All this leads up to three conclusions: First, the increasing prevalence of gun
ownership is only one among many symptoms of growing serious problems
within our society, within our culture. I believe much of the increase is
driven by very real needs to feel safe and secure in an apparently increasingly
unsafe world. I have no ideas as to how to go about obtaining it, but I
feel that increasing social cohesion and sense of community, starting
by building smaller communities within neighborhoods, is a vital part of
increasing a sense of safety and security. Second, I can see no need for
high capacity magazines for firearms, certainly not for anything larger or more potent that a .22 rifle being used on rats at a local dump! Third, the
family of paramilitary-appearing firearms, often styled 'assault-type weapons'
are generally chambered for cartridges which have been repeatedly demonstrated as being inadequate to, even incapable of disabling a human opponent or killing a game animal humanely. Yet, there continue to be imported into the United States, or manufactured within the United States large numbers
of exactly such weapons. We certainly do not need any more imported weapons, and I suspect that we need fewer more manufactured domestically.

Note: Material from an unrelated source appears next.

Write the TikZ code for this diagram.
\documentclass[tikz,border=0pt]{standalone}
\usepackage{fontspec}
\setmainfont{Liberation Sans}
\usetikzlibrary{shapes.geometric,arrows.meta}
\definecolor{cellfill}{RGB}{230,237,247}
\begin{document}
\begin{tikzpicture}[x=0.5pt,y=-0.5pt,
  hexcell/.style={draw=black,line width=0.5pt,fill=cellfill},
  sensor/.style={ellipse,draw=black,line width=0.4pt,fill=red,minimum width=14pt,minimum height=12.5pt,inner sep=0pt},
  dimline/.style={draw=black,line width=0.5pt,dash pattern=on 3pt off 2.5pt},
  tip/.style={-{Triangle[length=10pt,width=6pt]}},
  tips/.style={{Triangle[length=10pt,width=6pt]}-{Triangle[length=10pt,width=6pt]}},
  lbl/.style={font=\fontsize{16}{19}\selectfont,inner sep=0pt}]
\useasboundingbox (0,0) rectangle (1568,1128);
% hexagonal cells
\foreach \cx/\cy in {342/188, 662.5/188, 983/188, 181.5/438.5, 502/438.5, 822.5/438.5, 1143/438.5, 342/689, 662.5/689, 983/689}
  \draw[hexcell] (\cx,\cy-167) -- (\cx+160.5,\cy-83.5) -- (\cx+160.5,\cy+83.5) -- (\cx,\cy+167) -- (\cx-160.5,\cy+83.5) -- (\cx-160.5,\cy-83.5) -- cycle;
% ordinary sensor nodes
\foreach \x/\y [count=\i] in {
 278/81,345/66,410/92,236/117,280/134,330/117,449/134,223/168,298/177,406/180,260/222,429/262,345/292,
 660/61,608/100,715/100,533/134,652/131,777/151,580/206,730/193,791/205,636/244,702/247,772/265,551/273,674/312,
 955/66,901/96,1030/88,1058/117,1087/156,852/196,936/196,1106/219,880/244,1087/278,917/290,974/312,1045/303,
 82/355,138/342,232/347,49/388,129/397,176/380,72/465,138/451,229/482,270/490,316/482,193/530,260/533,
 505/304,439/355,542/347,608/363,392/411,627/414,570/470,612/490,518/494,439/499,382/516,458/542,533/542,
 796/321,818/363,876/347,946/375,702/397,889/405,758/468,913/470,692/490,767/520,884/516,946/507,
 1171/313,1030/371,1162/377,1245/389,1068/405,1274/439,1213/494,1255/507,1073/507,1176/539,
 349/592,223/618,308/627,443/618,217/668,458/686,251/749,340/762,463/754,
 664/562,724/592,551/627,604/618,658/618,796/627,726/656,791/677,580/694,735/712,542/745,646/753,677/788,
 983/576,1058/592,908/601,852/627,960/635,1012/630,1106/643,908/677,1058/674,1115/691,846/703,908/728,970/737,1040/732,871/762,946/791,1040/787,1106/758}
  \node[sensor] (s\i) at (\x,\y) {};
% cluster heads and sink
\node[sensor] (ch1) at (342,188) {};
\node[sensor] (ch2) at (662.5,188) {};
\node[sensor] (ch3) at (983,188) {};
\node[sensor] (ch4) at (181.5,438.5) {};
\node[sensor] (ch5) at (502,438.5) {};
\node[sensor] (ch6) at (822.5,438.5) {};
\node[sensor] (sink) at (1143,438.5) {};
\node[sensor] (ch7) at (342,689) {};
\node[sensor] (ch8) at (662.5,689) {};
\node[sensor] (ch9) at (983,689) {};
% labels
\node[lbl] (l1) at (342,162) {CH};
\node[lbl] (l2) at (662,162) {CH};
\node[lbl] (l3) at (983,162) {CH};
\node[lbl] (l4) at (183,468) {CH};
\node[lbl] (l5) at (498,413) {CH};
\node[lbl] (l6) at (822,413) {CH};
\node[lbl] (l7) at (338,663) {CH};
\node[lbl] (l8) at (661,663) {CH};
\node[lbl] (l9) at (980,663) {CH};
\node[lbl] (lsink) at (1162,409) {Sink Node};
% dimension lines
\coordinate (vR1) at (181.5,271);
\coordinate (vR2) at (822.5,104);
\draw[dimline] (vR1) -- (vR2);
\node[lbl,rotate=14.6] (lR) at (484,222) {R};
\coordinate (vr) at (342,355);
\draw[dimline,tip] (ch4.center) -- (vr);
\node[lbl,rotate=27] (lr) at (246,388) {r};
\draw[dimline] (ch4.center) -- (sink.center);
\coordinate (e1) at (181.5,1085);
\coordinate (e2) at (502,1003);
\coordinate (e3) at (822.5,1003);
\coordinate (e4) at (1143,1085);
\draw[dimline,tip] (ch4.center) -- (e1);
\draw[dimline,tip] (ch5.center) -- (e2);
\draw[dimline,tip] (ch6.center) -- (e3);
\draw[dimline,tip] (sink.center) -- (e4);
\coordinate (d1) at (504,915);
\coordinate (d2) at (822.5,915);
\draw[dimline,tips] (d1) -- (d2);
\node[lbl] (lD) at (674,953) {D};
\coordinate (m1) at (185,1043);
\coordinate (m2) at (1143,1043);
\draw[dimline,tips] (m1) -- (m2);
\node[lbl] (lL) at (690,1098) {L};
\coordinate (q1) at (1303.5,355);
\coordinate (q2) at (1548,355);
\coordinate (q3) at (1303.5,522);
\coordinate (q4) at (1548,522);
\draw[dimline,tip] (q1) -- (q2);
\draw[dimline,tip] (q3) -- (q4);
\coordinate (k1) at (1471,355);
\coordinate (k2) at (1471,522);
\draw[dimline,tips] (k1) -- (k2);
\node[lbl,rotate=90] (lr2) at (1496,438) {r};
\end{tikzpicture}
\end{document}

Congressman Charles Schumer (with whom I have often disagreed about some
of his proposals for gun laws) may have identified the key to developing
a more effective set of policies regarding firearms. Schumer suggests that those
seeking more laws start with acknowledging that there is a Second Amendment
and that the right to keep and bear arms is an individual right of which no law-abiding 'citizen can be deprived--certainly not within their domicile but also not ion the proper participation formally or informally in shooting sports. Perhaps then, we can get the participation and cooperation of people who are familiar with firearms and the and the shooting sports in designing legislation to protect the common safety and public welfare and also protecting the rights to own and to use lawfully for lawful purposes various sorts of firearms. I mention this because of now expired ban on assault weapons, which by virtue of including bayonet lugs (I don't think I have yet heard of a drive-by bayoneting) and flash suppressors led to the classification of some very fine and expensive ($2,000 and up in,1994 dollars!) rifles, designed specifically for competition, as among the banned!

As I look back on the recent angry, even vituperative rhetoric, increasingly displayed in political dialog, I am not as optimistic as I should like to be: We are a frightened, frustrated, fearful society, too often operating on the 'everyone for themselves first' policy.